§ **AIM**: Each line that holds the word "code" should be returned.

Collection entries
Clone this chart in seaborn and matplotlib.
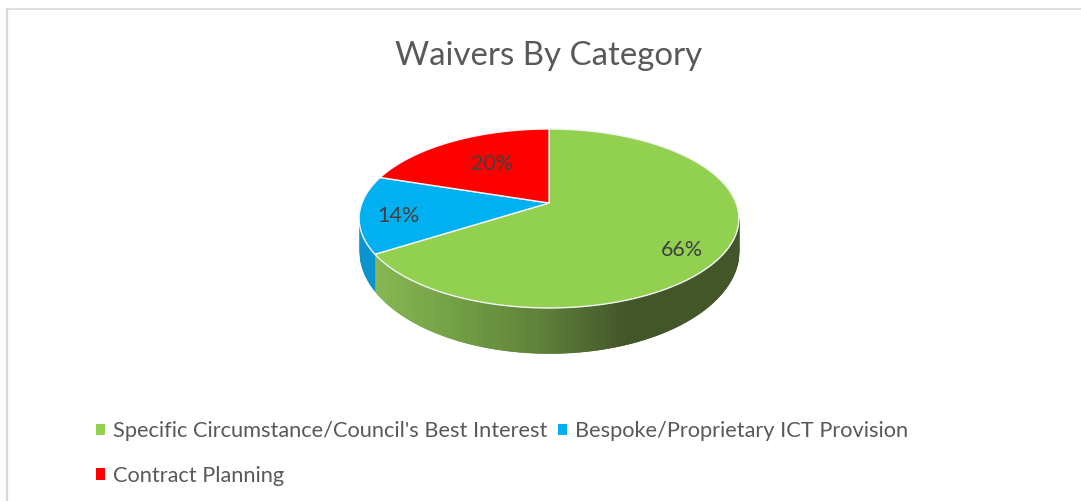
import numpy as np
import matplotlib
matplotlib.use("Agg")
import matplotlib.pyplot as plt
from matplotlib.transforms import Transform, Affine2D
from matplotlib.path import Path
import seaborn as sns

categories = ["Specific Circumstance/Council's Best Interest",
              "Bespoke/Proprietary ICT Provision", "Contract Planning"]
shares = [66, 14, 20]
colours = ["#92D050", "#00B0F0", "#FF0000"]
title = "Waivers By Category"

sns.set_theme(style="white")
plt.rcParams["font.family"] = ["Lato", "DejaVu Sans"]

APEX_X, APEX_Y, RX, RY, K = 549.0, 203.0, 187.0, 86.8, 0.173


class Tilt(Transform):
    """Projects the unit-circle pie onto the tilted top face."""
    input_dims = output_dims = 2

    def transform_non_affine(self, xy):
        xy = np.asarray(xy, float)
        w = 1 + K * xy[:, 1]
        return np.column_stack([APEX_X + RX * xy[:, 0] / w,
                                APEX_Y - RY * xy[:, 1] / w])

    def transform_path_non_affine(self, path):
        # flatten the arcs finely before projecting them
        polys = path.to_polygons(Affine2D().scale(2000), closed_only=False)
        verts = np.vstack(polys) / 2000
        return Path(self.transform_non_affine(verts), closed=True)


tilt = Tilt()
fig = plt.figure(figsize=(10.81, 5.01), dpi=100, facecolor="white")
ax = fig.add_axes([0, 0, 1, 1])

wedges, _ = ax.pie(shares, colors=colours, startangle=90, counterclock=False,
                   labels=None, wedgeprops=dict(edgecolor="#f4f4f4", linewidth=1.0, zorder=3))
for w in wedges:
    w.set_transform(tilt + ax.transData)

ax.set_aspect("auto")
ax.set_xlim(0, 1081)
ax.set_ylim(501, 0)
ax.axis("off")

# Side wall: between the lower half of the top rim and the lower rim.
CX, TOP_CY, TOP_RY, BOT_CY, BOT_RY, WALL_RX = 549.0, 218.5, 89.5, 250.0, 103.0, 190.0
frac = np.cumsum(shares) / np.sum(shares)
t_split = 2 * np.pi * frac[0]
split_x = tilt.transform_non_affine(np.array([[np.sin(t_split), np.cos(t_split)]]))[0, 0]

ramp = sns.blend_palette(["#82B54B", "#6B9A3C", "#577A30", "#3A4F1F"], n_colors=120)
xs = np.linspace(CX - WALL_RX, CX + WALL_RX, 381)
u = np.sqrt(np.clip(1 - ((xs - CX) / WALL_RX) ** 2, 0, 1))
y_top = TOP_CY + TOP_RY * u
y_bot = BOT_CY + BOT_RY * u
for i in range(len(xs) - 1):
    xm = 0.5 * (xs[i] + xs[i + 1])
    if xm < split_x:
        c = "#0090CC"
    else:
        g = np.clip((xm - split_x) / (625 - split_x), 0, 1)
        c = ramp[int(g * (len(ramp) - 1))]
    ax.fill_between(xs[i:i + 2], y_top[i:i + 2], y_bot[i:i + 2], color=c,
                    linewidth=0.4, zorder=2)

# Percent labels
label_xy = [(682, 250), (398, 216), (492, 164)]
for s, (lx, ly) in zip(shares, label_xy):
    ax.text(lx, ly, f"{s}%", ha="center", va="center", fontsize=15.5, color="#404040", zorder=5)

ax.text(549, 56, title, ha="center", va="center", fontsize=23.8, color="#595959")

# Frame lines (top and left of the chart area)
ax.plot([7, 1081], [8.5, 8.5], color="#d9d9d9", lw=1.2, zorder=1, clip_on=False)
ax.plot([7, 7], [8.5, 501], color="#d9d9d9", lw=1.6, zorder=1, clip_on=False)

order = [0, 2, 1]
leg = ax.legend([wedges[i] for i in order], [categories[i] for i in order],
                ncols=2, loc="upper left", bbox_to_anchor=(96, 421), bbox_transform=ax.transData,
                frameon=False, fontsize=15.7, handlelength=0.42, handleheight=0.42,
                handletextpad=0.36, columnspacing=0.5, labelspacing=1.14,
                borderpad=0, borderaxespad=0, labelcolor="#595959")
for h in leg.legend_handles:
    h.set_edgecolor("none")

fig.savefig("out.png", dpi=100, facecolor="white")
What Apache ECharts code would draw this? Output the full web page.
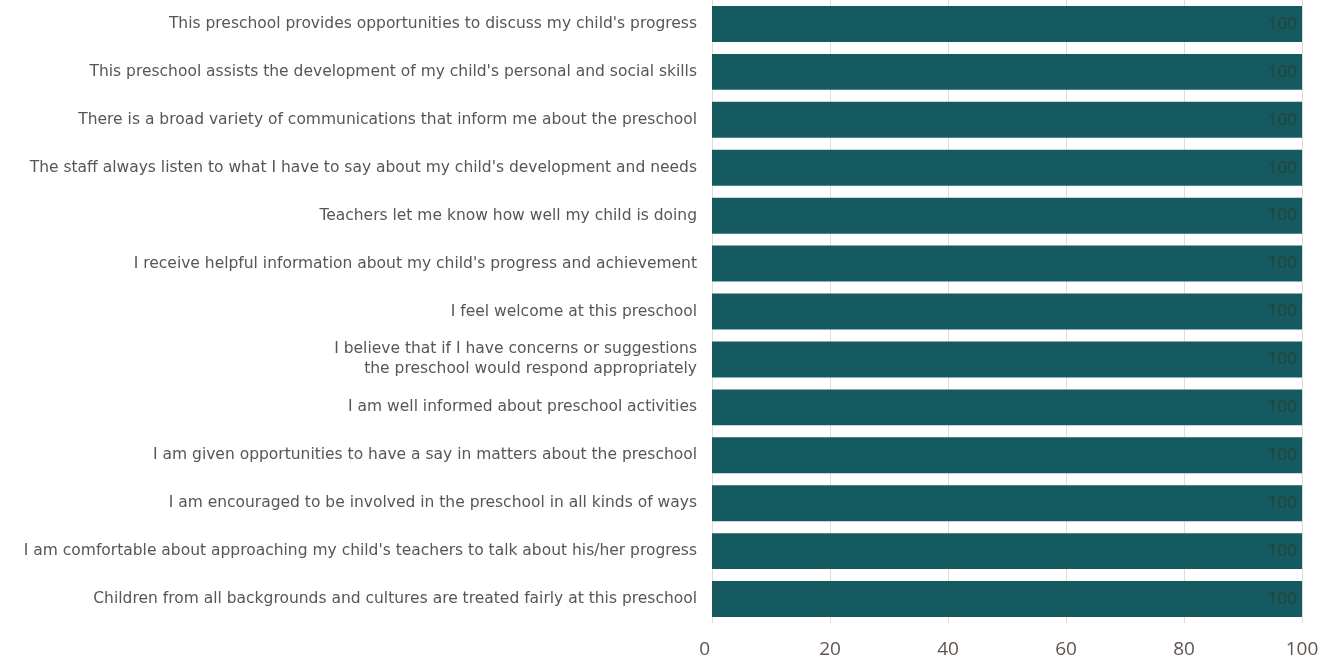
<!DOCTYPE html>
<html>
<head>
<meta charset="utf-8">
<script src="https://cdn.jsdelivr.net/npm/echarts@6/dist/echarts.min.js"></script>
<style>
	html, body { margin: 0; padding: 0; background: #fff; }
	#chart { width: 1338px; height: 665px; }
</style>
</head>
<body>
<div id="chart"></div>
<script>
// statements, top to bottom as shown
const statements = [
	'This preschool provides opportunities to discuss my child\'s progress',
	'This preschool assists the development of my child\'s personal and social skills',
	'There is a broad variety of communications that inform me about the preschool',
	'The staff always listen to what I have to say about my child\'s development and needs',
	'Teachers let me know how well my child is doing',
	'I receive helpful information about my child\'s progress and achievement',
	'I feel welcome at this preschool',
	'I believe that if I have concerns or suggestions\nthe preschool would respond appropriately',
	'I am well informed about preschool activities',
	'I am given opportunities to have a say in matters about the preschool',
	'I am encouraged to be involved in the preschool in all kinds of ways',
	'I am comfortable about approaching my child\'s teachers to talk about his/her progress',
	'Children from all backgrounds and cultures are treated fairly at this preschool'
];
const percentAgree = [100, 100, 100, 100, 100, 100, 100, 100, 100, 100, 100, 100, 100];
const xTicks = [0, 20, 40, 60, 80, 100];

const chart = echarts.init(document.getElementById('chart'));

const option = {
	animation: false,
	grid: { left: 712, right: 36, top: -4, bottom: 42 },
	xAxis: {
		type: 'value',
		min: xTicks[0],
		max: xTicks[xTicks.length - 1],
		interval: 20,
		axisLine: { show: false },
		axisTick: { show: false },
		splitLine: { show: true, lineStyle: { color: '#e0dcdc', width: 1 } },
		axisLabel: {
			color: '#5e5450',
			fontSize: 19,
			fontFamily: 'Open Sans',
			margin: 17,
			formatter: (v) => (v === 0 ? '0   ' : String(v))
		}
	},
	yAxis: {
		type: 'category',
		inverse: true,
		data: statements,
		axisLine: { show: false },
		axisTick: { show: false },
		axisLabel: {
			color: '#5a5555',
			fontSize: 15.5,
			fontFamily: 'DejaVu Sans',
			margin: 15,
			lineHeight: 20
		}
	},
	series: [{
		type: 'bar',
		data: percentAgree,
		barCategoryGap: '25%',
		itemStyle: { color: '#145a60' },
		label: {
			show: true,
			position: 'insideRight',
			color: '#2a4236',
			fontSize: 17,
			fontFamily: 'Open Sans',
			offset: [0, 0]
		}
	}]
};

chart.setOption(option);
</script>
</body>
</html>
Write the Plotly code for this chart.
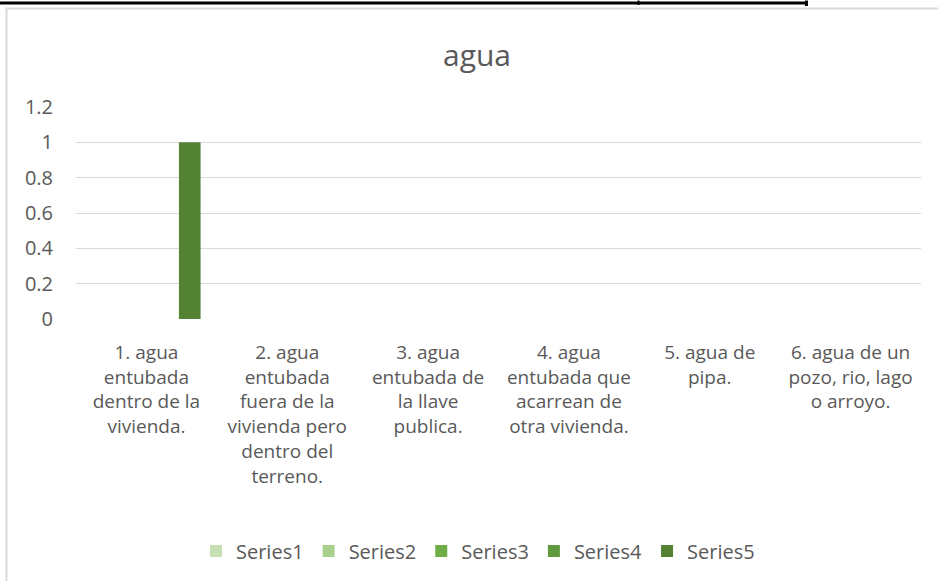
import plotly.graph_objects as go

# data
categories = [
    "1. agua<br>entubada<br>dentro de la<br>vivienda.",
    "2. agua<br>entubada<br>fuera de la<br>vivienda pero<br>dentro del<br>terreno.",
    "3. agua<br>entubada de<br>la llave<br>publica.",
    "4. agua<br>entubada que<br>acarrean de<br>otra vivienda.",
    "5. agua de<br>pipa.",
    "6. agua de un<br>pozo, rio, lago<br>o arroyo.",
]
series_names = ["Series1", "Series2", "Series3", "Series4", "Series5"]
series1 = [0, 0, 0, 0, 0, 0]
series2 = [0, 0, 0, 0, 0, 0]
series3 = [0, 0, 0, 0, 0, 0]
series4 = [0, 0, 0, 0, 0, 0]
series5 = [1, 0, 0, 0, 0, 0]
y_ticks = [0, 0.2, 0.4, 0.6, 0.8, 1, 1.2]

colors = ["#C5E0B4", "#A9D18E", "#70AD47", "#62993E", "#548235"]
text_color = "#595959"
font_family = "Open Sans, sans-serif"

# pixel geometry of the plot area (938x581 page)
W, H = 938, 581
L, R, T, B = 76, 17, 107, 261
pw, ph = W - L - R, H - T - B


def px(x):
    return (x - L) / pw


def py(y):
    return (H - B - y) / ph


fig = go.Figure()
for name, vals, col in zip(series_names, [series1, series2, series3, series4, series5], colors):
    fig.add_trace(go.Bar(
        x=categories,
        y=vals,
        name=name,
        marker=dict(color=col, line=dict(width=0)),
    ))

# chart-area border (cut off on right and bottom) and the table rule above it
shapes = [
    dict(type="rect", xref="paper", yref="paper",
         x0=px(6.5), x1=px(950), y0=py(8), y1=py(600),
         line=dict(color="#D9D9D9", width=2), layer="below"),
    dict(type="line", xref="paper", yref="paper",
         x0=px(0), x1=px(808), y0=py(2.5), y1=py(2.5),
         line=dict(color="black", width=3)),
    dict(type="line", xref="paper", yref="paper",
         x0=px(638.5), x1=px(638.5), y0=py(0), y1=py(4.5),
         line=dict(color="black", width=2)),
    dict(type="line", xref="paper", yref="paper",
         x0=px(806.5), x1=px(806.5), y0=py(0), y1=py(5.5),
         line=dict(color="black", width=3)),
]

fig.update_layout(
    width=W, height=H,
    margin=dict(l=L, r=R, t=T, b=B),
    paper_bgcolor="white",
    plot_bgcolor="white",
    font=dict(family=font_family, color=text_color, size=19),
    barmode="group",
    bargap=1.5 / 6.5,
    bargroupgap=0,
    title=dict(text="agua", font=dict(size=30, color=text_color),
               xref="container", x=477 / W, xanchor="center",
               yref="container", y=1 - 55 / H, yanchor="middle"),
    xaxis=dict(showgrid=False, showline=False, ticks="", tickangle=0,
               ticklabelstandoff=20, tickfont=dict(size=19)),
    yaxis=dict(range=[0, 1.2], tickvals=y_ticks, showgrid=True,
               gridcolor="#D9D9D9", gridwidth=1, zeroline=False,
               showline=False, ticks="", ticklabelstandoff=22,
               tickfont=dict(size=20)),
    legend=dict(orientation="h", xref="paper", x=px(478), xanchor="center",
                yref="paper", y=py(551), yanchor="middle",
                font=dict(size=20), itemwidth=30),
    shapes=shapes,
    showlegend=True,
)

# page body has a default 8px margin; drop it so the figure sits at 0,0
fig.write_html("out.html", config={"displayModeBar": False},
               post_script="document.body.style.margin='0';")
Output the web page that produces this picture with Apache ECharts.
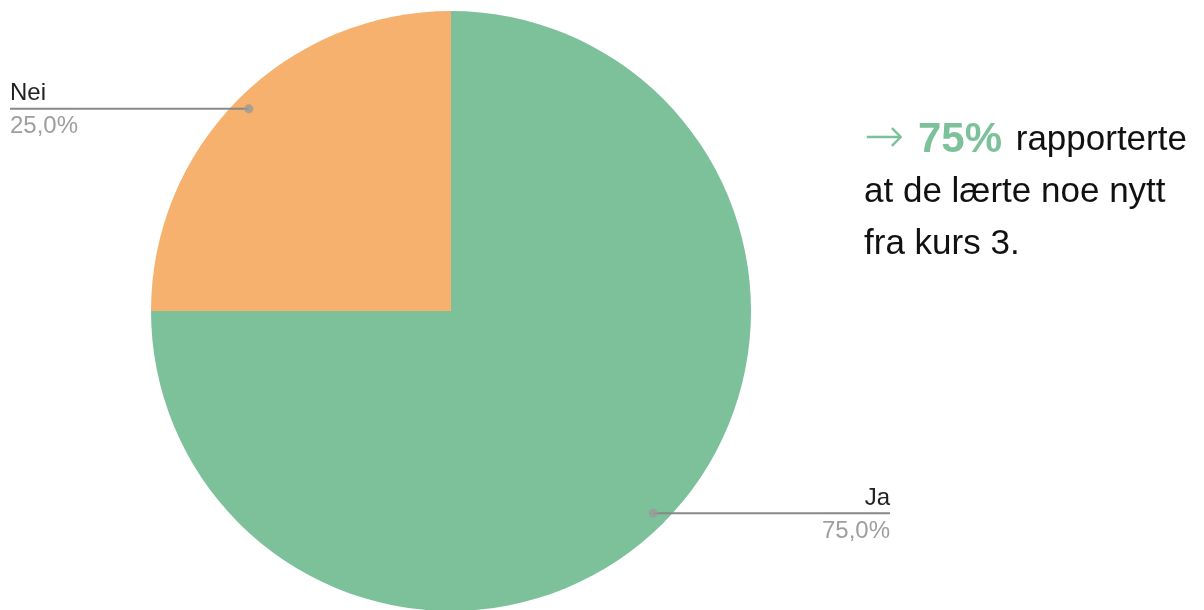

§ **RESULT BELOW**:
What Apache ECharts code would draw this? Output the full web page.
Write the Plotly code for this chart.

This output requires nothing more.